Particle pushing and/or engulfment by the moving solidification front (SF) is important for the uniform distribution of reinforcement particles in metal-matrix composites (MMCs) synthesized from solidification processing, which can lead to a substantial increase in the strength of the composite materials. Previous theoretical models describing the interactions between particle and moving SF predict that large particles will be engulfed by SF while smaller particles including nanoparticles (NPs) will be pushed by it. However, there is evidence from metal-matrix nanocomposites (MMNCs) that NPs can sometimes be engulfed and distributed throughout the material rather than pushed and concentrated in the last regions to solidify. To address this disparity, in this work, an analytical model has been developed to account for Brownian motion effects. Computer simulations employing this model over a range of the SF geometries and time steps demonstrate that NPs are often engulfed rather than pushed.
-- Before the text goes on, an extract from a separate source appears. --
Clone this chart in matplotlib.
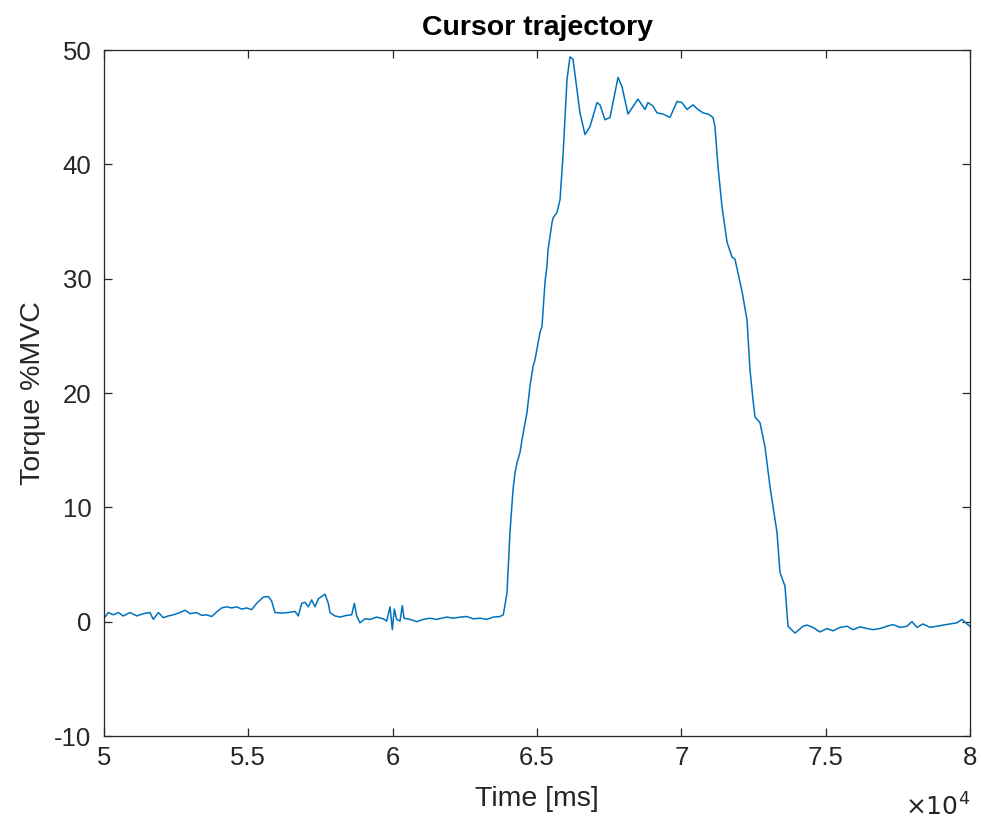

Based on our results, two distinct capture mechanisms were identified: (i) when a high random velocity is imparted to the particle by Brownian motion, large jumps allow the particle to overcome the repulsion of the SF, and (ii) when the net force acting on the particle is insufficient, the particle is not accelerated to a velocity high enough to outrun the advancing SF. This manuscript will quantitatively show the effect of particle size on the steady state or critical velocity of the SF when Brownian motion are taken into consideration. The statistical results incorporating the effects of Brownian motion based on the Al/Al₂O₃ MMNC system clearly show that ultrafine particles can be captured by the moving SF, which cannot be predicted by any of classical deterministic treatments.